- **TASK TO COMPLETE**: Scan the data below for the string "this". Copy every line where it appears.

╭─ SUPPLIED MATERIAL

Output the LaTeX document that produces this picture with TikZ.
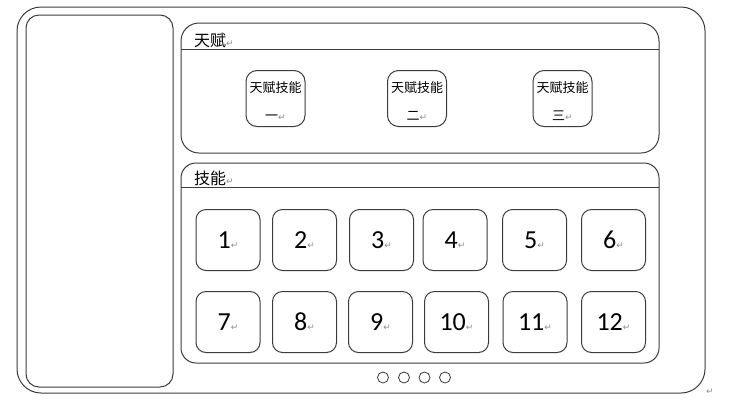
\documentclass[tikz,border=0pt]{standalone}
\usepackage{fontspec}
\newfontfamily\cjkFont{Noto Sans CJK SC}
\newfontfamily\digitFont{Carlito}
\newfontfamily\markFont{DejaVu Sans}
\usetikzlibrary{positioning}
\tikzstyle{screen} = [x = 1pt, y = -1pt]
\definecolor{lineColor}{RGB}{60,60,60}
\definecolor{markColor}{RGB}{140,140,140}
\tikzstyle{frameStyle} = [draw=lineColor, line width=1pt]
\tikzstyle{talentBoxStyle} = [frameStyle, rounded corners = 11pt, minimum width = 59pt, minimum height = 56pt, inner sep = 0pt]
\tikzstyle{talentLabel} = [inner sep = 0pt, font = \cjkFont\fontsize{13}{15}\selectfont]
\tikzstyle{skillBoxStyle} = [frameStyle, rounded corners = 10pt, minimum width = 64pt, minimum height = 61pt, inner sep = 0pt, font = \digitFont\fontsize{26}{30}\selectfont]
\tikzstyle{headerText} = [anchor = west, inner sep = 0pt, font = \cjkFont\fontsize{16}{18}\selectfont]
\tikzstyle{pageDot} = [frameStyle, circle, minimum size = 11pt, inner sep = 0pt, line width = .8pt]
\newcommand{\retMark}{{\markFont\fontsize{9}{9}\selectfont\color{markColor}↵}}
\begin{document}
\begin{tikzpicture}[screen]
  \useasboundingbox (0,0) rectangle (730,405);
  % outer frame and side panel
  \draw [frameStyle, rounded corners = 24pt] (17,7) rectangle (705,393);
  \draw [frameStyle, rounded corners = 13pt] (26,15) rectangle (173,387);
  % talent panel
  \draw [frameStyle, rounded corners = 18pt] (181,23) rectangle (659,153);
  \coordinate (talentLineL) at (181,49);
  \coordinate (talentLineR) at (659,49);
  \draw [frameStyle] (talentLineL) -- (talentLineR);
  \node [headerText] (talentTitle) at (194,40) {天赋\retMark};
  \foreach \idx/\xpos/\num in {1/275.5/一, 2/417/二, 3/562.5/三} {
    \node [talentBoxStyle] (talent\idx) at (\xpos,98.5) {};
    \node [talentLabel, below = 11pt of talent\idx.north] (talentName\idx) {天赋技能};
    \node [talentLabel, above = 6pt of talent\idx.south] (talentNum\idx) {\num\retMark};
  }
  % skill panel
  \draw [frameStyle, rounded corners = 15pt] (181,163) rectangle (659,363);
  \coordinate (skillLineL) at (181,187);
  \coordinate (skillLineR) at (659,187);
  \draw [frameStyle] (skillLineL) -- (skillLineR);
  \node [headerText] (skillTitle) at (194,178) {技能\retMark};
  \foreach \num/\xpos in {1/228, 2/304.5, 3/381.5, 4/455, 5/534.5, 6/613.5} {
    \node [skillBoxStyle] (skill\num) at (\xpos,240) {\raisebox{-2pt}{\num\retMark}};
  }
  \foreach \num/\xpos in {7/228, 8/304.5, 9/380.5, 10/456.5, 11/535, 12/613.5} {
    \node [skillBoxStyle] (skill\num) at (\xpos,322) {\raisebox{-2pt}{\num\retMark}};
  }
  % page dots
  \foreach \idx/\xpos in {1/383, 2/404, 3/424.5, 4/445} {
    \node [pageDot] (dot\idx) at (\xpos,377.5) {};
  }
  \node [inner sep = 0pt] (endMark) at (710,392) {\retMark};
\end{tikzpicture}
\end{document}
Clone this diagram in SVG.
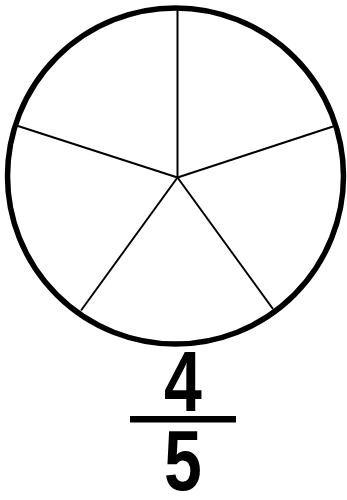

╰─

- **FULL OUTPUT**:
Output the LaTeX document that produces this picture with TikZ.
Clone this diagram in SVG.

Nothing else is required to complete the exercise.